Timber Industry Loses Again
The Northwest timber industry cannot move past 1993. The spotted owl issue did not break the industry–there are still tons and tons of trees logged, but with fewer people because the industry is so automated now. But what the owl and ancient forest campaigns did do was bring the culture wars into rural Oregon and Washington in a visceral way. To stop them from logging wasn’t just an economic question, it was an existential one. How can we be the descendants of our brave Oregon Trail ancestors if we can’t engage in our preferred producerism?

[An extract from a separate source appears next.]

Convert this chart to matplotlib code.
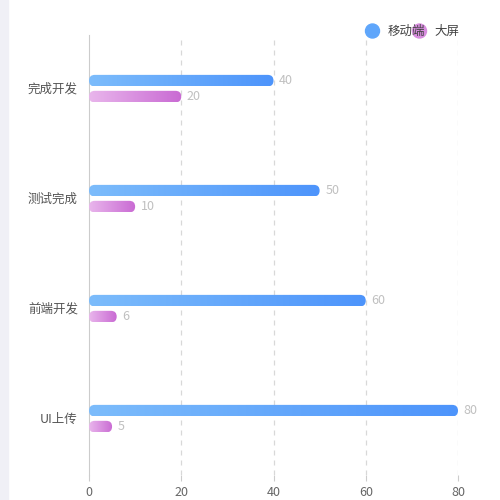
import matplotlib
matplotlib.use("Agg")
import matplotlib.pyplot as plt
import numpy as np
from matplotlib.patches import FancyBboxPatch, Rectangle, Circle
from matplotlib.colors import LinearSegmentedColormap

plt.rcParams['font.family'] = ['Noto Sans CJK SC', 'DejaVu Sans']

categories = ['完成开发', '测试完成', '前端开发', 'UI上传']
mobile = [40, 50, 60, 80]
screen = [20, 10, 6, 5]
series_names = ['移动端', '大屏']

fig = plt.figure(figsize=(5, 5), dpi=100)
fig.patches.append(Rectangle((0, 0), 0.016, 1, transform=fig.transFigure, color='#f0f0f6', zorder=0))
ax = fig.add_axes([0.178, 0.05, 0.738, 0.88])
ax.set_xlim(0, 80)
ax.set_ylim(3.52, -0.48)

cm_blue = LinearSegmentedColormap.from_list('b', ['#7cbcfb', '#4d94fb'])
cm_pink = LinearSegmentedColormap.from_list('p', ['#e9b6ec', '#c96ad3'])
grad = np.linspace(0, 1, 256).reshape(1, -1)
h = 0.105
aspect = (4 / 440) / (80 / 369)

def gbar(y, v, cmap):
    patch = FancyBboxPatch((0, y - h / 2), v, h,
                           boxstyle="round,pad=0,rounding_size=%f" % (h / 2 / aspect),
                           mutation_aspect=aspect, linewidth=0, facecolor='none')
    ax.add_patch(patch)
    im = ax.imshow(grad, cmap=cmap, extent=(0, v, y + h / 2, y - h / 2), aspect='auto', zorder=3)
    im.set_clip_path(patch)
    ax.text(v + 1.2, y, str(v), va='center', ha='left', color='#c0c0c0', fontsize=9)

for i in range(len(categories)):
    gbar(i - 0.065, mobile[i], cm_blue)
    gbar(i + 0.08, screen[i], cm_pink)

ax.set_xlim(0, 80)
ax.set_ylim(3.52, -0.48)
ax.set_yticks(range(len(categories)))
ax.set_yticklabels(categories, fontsize=9, color='#555555')
ax.set_xticks([0, 20, 40, 60, 80])
ax.tick_params(axis='x', colors='#666666', labelsize=9, length=4, pad=4)
ax.tick_params(axis='y', length=0, pad=8)
for x in [20, 40, 60, 80]:
    ax.axvline(x, color='#d8d8d8', linestyle=(0, (4, 4)), linewidth=0.9, zorder=1)
for s in ['top', 'right', 'bottom']:
    ax.spines[s].set_visible(False)
ax.spines['left'].set_color('#cccccc')
ax.tick_params(axis='x', color='#cccccc')

# legend
fig.patches.append(Circle((0.745, 0.938), 0.014, transform=fig.transFigure, color='#5fa6fb'))
fig.text(0.775, 0.938, series_names[0], va='center', fontsize=9, color='#444444')
fig.patches.append(Circle((0.839, 0.938), 0.014, transform=fig.transFigure, color='#d88ddf'))
fig.text(0.868, 0.938, series_names[1], va='center', fontsize=9, color='#444444')

fig.savefig('out.png', dpi=100)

On the issue of National Monuments, most of the attention on the right-wing backlash has been in Utah, where the exteremist sect of pioneer Mormons who live in southeastern Utah and hate the tribes has brought massive resistance, inclduing Trump decimating those monuments and Biden simply bringing them back. But of all the massive national monument expansion in the nation over the last three decades, the second most controversial has been the Cascade-Siskiyou National Monument in southern Oregon, which protects some significant old growth forests. The timber industry and the rural people of southern Oregon have loathed this from day one and really wanted Trump to get rid of it. That didn’t happen, somewhat surprisingly to me. President Obama had expanded the monument shortly before he left office. Anti-environmental interests tried using the courts to get rid of that. But the DC Circuit recently told them to go jump off a Douglas fir.
The D.C. Circuit Court of Appeals today affirmed the legality of an expansion of the Cascade-Siskiyou National Monument made by President Obama in 2017, reversing a lower court decision that threw the Monument’s boundaries into doubt.
This federal court ruling joins a victorious ruling from the Ninth Circuit Court of Appeals in April that also declared the monument expansion lawful.
“This lawsuit attempted to rob Oregonians and all Americans of a biological treasure that deserves permanent protection,” said Kristen Boyles, attorney with Earthjustice. “Appeals courts in D.C. and Seattle have now upheld Monument expansion, rejecting every single one of the timber industry’s arguments.”
The Monument was first designated in 2000 under the Antiquities Act as an ecological wonder known for its incredible diversity of species. The court decision today again confirms protection of these special federal lands and is a major victory for the Monument and the spectacular variety of plants, fish, and wildlife that depend on the Monument’s ecological integrity.
In upholding the Monument expansion and its protections, the appellate court in D.C. found that, “The goal of the O&C Act, then, was to ‘provide conservation and scientific management for this vast Federal property…’ and the Monument’s expansion is itself consistent with sustained yield forestry.”
“The Cascade-Siskiyou National Monument is a great gift to present and future generations,” said Dave Willis, Soda Mountain Wilderness Council chair and long-time Monument advocate. “We’re very glad this unanimous Court saw fit to not let logging companies take any of this gift away.”
This wouldn’t happen in Greater Idaho!